PDR is tough. Finding your tip through a non transparent metal panel with paint is a difficult challenge for many at first, and the only way it is done properly as experts know is via some sort of a reading instrument.
The instrument used could be a PDR light, reflector board, pole, or other object that casts an adequate reflection to read/see the dent and find your tool accurately to manipulate the metal to bring the dent up and flush.
Whether you use a board or light, the initial setup and then adjustment throughout the repair is crucial for fine detail work and quality finish.

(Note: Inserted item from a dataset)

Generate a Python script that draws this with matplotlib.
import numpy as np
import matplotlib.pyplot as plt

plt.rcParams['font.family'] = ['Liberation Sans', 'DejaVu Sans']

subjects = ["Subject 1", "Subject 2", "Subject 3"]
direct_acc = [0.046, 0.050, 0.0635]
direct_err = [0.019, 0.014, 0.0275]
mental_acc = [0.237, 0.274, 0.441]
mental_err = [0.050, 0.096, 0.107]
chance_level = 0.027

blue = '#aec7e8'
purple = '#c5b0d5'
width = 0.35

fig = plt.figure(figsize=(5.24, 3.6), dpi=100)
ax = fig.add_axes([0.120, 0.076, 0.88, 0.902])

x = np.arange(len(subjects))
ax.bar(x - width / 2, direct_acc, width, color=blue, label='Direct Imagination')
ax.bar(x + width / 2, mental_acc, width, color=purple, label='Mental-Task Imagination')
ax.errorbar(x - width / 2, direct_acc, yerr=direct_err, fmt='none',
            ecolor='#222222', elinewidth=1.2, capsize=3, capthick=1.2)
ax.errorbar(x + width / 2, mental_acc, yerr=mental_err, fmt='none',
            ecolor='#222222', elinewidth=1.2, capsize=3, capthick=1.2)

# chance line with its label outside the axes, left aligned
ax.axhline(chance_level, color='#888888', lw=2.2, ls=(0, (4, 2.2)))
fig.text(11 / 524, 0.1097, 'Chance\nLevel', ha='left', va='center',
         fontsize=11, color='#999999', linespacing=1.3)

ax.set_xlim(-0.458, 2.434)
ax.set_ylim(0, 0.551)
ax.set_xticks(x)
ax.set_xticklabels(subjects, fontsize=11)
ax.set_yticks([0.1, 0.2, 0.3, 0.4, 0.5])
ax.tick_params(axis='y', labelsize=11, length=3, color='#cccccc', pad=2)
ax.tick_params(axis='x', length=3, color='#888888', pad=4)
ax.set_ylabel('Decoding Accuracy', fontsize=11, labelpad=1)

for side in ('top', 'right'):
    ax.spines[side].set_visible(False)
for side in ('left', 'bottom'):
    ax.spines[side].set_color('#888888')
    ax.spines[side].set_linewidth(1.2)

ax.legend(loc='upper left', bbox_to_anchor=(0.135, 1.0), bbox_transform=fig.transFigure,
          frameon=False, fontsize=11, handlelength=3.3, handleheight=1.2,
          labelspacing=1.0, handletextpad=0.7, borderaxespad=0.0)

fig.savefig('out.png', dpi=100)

We initially instruct students to have their light about 18-22 inches from their dent and about the same height from the panel- an equal length triangle if you will. Deeper dents require more deeper reading which can be done by bringing in the light a big closer to you, while shallower dents can have the light a bit farther back initially.
Once you get the dent 50% removed or further, trim your light/board farther away:
Once you have your light trimmed out far enough to see the shallow remaining lows and have removed them, it’s time to cross check your dent.

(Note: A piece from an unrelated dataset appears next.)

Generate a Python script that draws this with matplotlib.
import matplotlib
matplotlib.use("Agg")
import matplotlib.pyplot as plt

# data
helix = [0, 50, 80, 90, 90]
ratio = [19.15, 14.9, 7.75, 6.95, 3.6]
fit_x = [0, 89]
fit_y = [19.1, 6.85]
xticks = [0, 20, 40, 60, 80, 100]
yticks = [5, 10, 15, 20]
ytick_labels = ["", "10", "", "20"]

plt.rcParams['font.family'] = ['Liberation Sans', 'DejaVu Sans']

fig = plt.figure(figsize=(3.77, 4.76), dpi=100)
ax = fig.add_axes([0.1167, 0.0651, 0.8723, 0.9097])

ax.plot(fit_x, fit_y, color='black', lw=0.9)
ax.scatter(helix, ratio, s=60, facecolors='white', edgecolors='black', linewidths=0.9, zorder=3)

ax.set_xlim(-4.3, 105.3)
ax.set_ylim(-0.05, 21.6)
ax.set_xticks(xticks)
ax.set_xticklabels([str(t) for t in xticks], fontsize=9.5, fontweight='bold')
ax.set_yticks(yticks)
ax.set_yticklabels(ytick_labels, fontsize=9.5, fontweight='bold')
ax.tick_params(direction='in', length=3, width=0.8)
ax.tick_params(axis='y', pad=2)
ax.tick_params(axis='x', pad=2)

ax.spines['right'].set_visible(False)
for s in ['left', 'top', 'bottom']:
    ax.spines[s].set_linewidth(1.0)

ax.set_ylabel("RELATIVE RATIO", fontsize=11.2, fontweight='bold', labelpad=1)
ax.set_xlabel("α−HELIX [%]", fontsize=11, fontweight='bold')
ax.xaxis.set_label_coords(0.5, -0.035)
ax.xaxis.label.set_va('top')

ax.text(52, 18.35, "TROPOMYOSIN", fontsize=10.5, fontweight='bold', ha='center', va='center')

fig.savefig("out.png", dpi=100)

PDR Cross checking: Taking your light or board and moving it 90 degrees from the original light reading position.
We cross check dents because low areas that are perpendicular to your light may be masked or hard to read while switching to the 90 degree position will highlight and help you identify them.
Top panels are particularly a necessity to cross check since the customer often has 360 degrees of viewing position and can identify low areas more readily than a side panel. So when a PDR tech is working a hail repair, it is crucial that they take several angles with their light(s) so they can be sure all lows are removed and the dent is a flat as possible.
Good PDR isn’t automatic. It’s a systematic approach with a step by step procedure to eliminate unwanted variables so clients are wow’d every time.